Take the lines from the head of the listing through the one bearing "const colorbarTicks = [0, 20, 40, 60, 80, 100];" and copy them exactly, leaving every picture out.
** START OF Given data **
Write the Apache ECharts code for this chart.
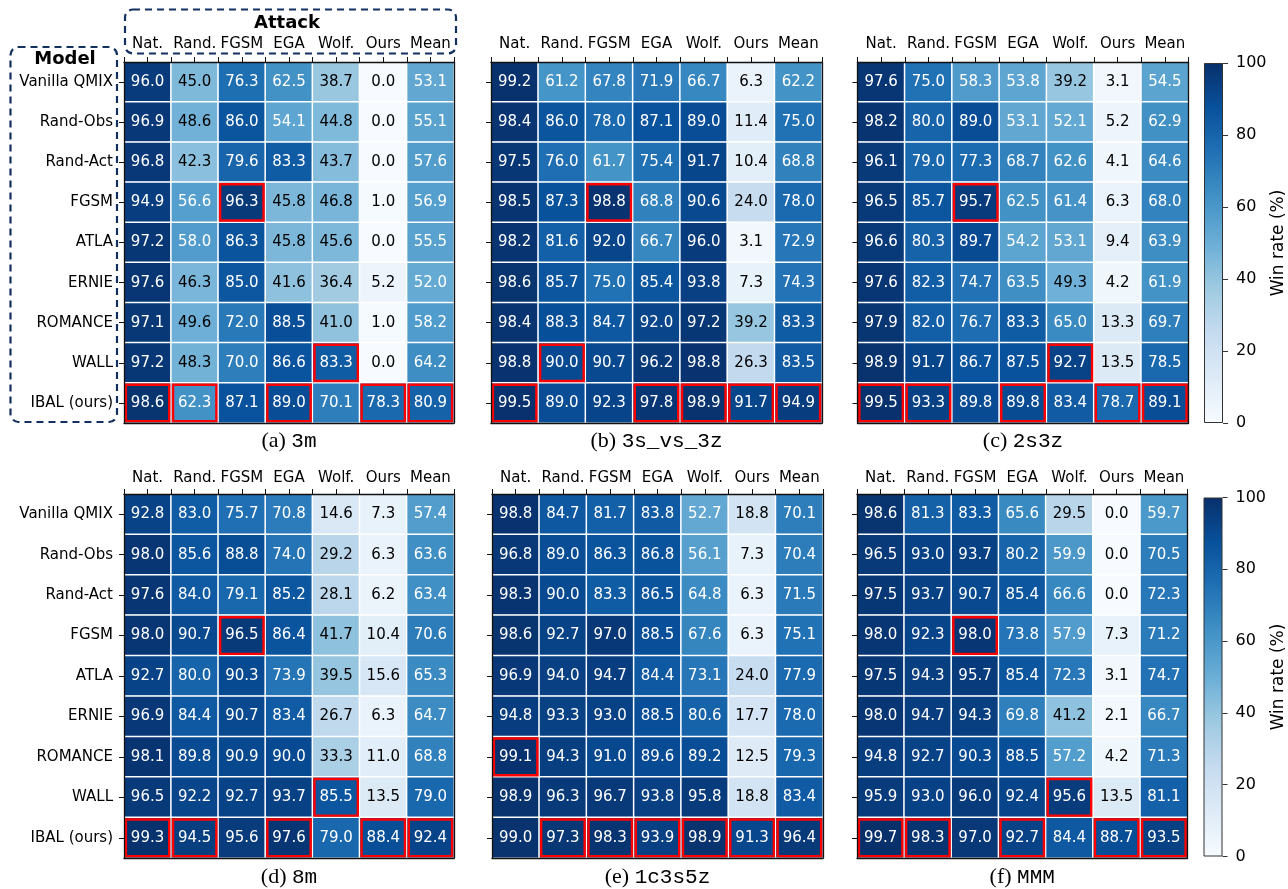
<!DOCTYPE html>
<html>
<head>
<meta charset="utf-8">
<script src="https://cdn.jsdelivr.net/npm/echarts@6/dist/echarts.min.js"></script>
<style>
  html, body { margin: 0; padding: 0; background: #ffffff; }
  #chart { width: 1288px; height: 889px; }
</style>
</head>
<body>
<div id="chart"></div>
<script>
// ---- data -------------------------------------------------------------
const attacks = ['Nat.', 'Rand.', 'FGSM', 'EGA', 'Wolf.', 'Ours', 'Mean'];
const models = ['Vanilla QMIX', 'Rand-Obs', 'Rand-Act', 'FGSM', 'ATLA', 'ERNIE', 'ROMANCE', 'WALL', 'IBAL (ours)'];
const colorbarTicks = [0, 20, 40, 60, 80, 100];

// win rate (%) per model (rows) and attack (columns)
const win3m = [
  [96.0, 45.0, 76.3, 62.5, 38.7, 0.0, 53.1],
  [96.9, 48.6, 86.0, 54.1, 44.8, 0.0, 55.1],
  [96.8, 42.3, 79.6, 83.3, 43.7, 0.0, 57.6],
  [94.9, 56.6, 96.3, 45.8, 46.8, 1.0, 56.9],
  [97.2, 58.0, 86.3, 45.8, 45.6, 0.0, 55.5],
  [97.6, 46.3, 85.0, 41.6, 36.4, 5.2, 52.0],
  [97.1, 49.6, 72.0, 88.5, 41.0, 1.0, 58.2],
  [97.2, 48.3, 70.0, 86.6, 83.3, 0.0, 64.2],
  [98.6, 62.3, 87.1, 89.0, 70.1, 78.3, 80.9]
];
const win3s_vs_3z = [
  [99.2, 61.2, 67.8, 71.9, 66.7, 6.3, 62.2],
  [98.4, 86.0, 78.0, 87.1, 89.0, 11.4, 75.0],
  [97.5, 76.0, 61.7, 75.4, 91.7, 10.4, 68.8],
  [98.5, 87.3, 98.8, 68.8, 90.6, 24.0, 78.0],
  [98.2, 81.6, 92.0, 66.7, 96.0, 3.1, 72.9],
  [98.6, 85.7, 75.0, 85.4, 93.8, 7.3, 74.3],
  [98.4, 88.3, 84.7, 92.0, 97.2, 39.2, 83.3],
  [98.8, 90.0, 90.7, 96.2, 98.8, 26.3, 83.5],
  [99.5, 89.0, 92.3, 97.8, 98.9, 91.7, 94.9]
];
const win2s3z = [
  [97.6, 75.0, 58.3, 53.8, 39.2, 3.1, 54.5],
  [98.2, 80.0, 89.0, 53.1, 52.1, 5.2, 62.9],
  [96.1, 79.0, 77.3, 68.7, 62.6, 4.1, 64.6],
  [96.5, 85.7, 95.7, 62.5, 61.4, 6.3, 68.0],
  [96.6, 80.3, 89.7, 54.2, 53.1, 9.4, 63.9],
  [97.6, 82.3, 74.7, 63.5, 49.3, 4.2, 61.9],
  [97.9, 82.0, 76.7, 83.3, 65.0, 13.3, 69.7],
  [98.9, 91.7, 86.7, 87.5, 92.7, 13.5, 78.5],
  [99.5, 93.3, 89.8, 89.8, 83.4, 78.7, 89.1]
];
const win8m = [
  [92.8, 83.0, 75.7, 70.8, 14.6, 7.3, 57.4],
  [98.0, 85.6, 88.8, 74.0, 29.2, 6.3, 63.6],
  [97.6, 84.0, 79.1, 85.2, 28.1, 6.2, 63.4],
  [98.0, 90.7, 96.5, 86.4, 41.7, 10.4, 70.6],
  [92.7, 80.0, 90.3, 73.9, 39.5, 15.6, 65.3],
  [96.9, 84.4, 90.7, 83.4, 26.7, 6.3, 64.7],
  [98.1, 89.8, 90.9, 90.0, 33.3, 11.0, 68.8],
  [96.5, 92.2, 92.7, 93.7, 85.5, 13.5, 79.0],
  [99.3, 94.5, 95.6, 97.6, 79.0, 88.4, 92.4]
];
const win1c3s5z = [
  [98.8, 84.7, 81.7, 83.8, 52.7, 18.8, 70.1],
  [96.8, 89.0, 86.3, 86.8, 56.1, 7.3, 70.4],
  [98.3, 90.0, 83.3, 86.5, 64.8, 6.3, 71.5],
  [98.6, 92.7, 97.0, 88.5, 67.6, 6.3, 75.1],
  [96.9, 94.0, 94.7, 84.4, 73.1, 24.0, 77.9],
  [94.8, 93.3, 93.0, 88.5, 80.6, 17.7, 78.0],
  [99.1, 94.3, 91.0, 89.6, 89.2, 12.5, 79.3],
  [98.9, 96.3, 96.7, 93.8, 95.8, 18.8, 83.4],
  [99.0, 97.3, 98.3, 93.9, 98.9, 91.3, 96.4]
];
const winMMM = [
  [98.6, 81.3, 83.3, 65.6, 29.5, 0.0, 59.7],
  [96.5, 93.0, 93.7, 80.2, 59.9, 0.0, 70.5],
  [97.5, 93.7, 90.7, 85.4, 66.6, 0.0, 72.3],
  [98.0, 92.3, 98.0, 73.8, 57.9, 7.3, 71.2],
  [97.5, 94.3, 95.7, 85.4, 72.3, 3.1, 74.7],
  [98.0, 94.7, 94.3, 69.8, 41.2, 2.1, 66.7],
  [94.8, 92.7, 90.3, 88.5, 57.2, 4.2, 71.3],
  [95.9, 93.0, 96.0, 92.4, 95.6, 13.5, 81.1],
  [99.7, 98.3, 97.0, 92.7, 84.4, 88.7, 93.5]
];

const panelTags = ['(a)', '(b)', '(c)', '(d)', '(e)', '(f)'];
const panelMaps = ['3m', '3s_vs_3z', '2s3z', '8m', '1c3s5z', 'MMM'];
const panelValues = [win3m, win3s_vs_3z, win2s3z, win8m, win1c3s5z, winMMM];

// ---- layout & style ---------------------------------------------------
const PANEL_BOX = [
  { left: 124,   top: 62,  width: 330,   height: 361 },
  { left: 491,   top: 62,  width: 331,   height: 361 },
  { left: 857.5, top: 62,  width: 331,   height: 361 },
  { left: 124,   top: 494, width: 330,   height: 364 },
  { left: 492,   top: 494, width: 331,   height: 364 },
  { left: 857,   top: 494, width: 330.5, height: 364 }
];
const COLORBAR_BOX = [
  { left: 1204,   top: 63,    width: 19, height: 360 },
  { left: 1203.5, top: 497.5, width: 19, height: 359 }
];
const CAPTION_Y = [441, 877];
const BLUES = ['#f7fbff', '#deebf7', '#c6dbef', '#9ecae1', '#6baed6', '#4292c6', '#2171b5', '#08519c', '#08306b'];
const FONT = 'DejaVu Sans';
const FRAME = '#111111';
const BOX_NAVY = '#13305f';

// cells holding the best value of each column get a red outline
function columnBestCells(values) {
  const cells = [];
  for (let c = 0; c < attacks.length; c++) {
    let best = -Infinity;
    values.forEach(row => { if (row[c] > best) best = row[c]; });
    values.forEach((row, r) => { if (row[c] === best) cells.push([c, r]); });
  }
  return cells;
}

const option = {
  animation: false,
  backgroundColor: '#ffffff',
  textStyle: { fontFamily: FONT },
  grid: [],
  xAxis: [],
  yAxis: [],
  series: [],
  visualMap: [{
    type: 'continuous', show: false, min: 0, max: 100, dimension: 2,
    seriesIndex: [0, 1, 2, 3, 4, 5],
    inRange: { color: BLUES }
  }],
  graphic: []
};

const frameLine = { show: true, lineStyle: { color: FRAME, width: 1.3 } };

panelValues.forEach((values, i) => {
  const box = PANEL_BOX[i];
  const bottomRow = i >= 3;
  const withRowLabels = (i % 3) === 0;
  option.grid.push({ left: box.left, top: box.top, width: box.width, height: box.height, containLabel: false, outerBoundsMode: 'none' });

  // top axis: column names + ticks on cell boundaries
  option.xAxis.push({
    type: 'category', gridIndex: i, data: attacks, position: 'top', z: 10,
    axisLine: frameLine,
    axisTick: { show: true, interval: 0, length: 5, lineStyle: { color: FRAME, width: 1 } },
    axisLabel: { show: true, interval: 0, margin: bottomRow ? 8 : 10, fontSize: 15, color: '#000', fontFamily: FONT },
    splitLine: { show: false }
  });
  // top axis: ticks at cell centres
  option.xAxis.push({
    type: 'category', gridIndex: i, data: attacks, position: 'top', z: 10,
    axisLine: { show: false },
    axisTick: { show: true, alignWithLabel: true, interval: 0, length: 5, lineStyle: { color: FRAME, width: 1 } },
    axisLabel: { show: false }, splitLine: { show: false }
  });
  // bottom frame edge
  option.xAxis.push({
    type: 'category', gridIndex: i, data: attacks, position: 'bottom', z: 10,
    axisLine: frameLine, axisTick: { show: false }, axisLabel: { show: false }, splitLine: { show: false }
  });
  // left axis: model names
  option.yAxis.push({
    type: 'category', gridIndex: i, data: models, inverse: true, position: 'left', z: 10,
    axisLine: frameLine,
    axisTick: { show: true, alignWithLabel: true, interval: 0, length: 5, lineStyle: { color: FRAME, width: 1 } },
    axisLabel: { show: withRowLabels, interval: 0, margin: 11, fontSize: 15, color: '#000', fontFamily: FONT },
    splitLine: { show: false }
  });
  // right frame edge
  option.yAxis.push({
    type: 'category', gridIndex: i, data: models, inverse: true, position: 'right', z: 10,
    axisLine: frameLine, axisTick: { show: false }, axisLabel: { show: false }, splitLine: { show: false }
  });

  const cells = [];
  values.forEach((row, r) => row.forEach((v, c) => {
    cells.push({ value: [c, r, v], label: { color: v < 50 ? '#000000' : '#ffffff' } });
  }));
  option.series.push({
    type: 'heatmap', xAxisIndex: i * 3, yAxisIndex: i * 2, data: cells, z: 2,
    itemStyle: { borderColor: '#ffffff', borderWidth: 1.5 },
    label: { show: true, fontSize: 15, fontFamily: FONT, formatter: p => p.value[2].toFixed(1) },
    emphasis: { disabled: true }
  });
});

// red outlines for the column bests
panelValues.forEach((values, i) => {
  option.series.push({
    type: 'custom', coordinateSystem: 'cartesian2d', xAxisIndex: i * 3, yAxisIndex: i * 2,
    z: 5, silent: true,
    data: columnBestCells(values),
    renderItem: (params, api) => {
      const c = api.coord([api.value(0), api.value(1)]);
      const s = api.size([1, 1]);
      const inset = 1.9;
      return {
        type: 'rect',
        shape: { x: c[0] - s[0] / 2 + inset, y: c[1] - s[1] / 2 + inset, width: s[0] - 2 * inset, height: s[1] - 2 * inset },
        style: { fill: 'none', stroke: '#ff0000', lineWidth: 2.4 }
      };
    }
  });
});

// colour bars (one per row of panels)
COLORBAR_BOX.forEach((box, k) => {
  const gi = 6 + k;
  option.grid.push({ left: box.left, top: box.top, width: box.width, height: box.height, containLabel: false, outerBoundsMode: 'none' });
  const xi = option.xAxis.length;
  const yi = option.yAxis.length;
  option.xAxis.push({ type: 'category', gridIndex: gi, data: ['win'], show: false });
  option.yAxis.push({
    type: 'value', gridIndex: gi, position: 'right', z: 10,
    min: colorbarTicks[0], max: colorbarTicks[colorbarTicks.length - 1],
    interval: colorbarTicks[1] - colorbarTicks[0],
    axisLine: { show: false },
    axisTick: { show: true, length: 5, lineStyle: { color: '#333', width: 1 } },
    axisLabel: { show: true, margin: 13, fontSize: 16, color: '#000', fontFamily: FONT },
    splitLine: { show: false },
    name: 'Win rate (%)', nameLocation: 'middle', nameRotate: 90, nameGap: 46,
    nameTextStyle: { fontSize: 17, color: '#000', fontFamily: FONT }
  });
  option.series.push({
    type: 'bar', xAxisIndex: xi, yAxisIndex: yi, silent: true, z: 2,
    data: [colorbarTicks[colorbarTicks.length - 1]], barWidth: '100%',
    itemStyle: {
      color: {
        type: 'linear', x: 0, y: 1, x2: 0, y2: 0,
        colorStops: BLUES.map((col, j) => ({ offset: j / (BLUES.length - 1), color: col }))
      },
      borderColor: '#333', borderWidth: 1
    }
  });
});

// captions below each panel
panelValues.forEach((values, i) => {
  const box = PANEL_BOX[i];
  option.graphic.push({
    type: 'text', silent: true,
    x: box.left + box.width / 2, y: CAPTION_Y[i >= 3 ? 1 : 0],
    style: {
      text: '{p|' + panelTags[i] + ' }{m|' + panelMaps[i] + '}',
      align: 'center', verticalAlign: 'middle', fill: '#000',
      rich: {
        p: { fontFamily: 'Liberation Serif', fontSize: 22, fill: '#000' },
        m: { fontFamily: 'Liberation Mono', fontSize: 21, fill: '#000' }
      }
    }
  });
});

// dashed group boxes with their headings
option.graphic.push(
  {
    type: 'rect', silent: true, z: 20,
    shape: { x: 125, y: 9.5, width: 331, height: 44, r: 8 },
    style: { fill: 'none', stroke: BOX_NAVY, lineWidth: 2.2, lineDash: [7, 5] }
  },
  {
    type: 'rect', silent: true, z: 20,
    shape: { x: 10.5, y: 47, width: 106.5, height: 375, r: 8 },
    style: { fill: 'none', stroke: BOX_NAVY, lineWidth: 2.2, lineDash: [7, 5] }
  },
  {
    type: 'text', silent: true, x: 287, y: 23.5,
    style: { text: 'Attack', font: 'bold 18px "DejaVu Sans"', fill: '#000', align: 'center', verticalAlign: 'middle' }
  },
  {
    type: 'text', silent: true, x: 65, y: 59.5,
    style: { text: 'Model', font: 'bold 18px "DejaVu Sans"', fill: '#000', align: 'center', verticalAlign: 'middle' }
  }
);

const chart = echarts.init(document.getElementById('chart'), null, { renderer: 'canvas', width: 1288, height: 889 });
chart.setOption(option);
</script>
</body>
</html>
** END OF Given data **
#### [Solution]
Write the Apache ECharts code for this chart.
<!DOCTYPE html>
<html>
<head>
<meta charset="utf-8">
<script src="https://cdn.jsdelivr.net/npm/echarts@6/dist/echarts.min.js"></script>
<style>
  html, body { margin: 0; padding: 0; background: #ffffff; }
  #chart { width: 1288px; height: 889px; }
</style>
</head>
<body>
<div id="chart"></div>
<script>
// ---- data -------------------------------------------------------------
const attacks = ['Nat.', 'Rand.', 'FGSM', 'EGA', 'Wolf.', 'Ours', 'Mean'];
const models = ['Vanilla QMIX', 'Rand-Obs', 'Rand-Act', 'FGSM', 'ATLA', 'ERNIE', 'ROMANCE', 'WALL', 'IBAL (ours)'];
const colorbarTicks = [0, 20, 40, 60, 80, 100];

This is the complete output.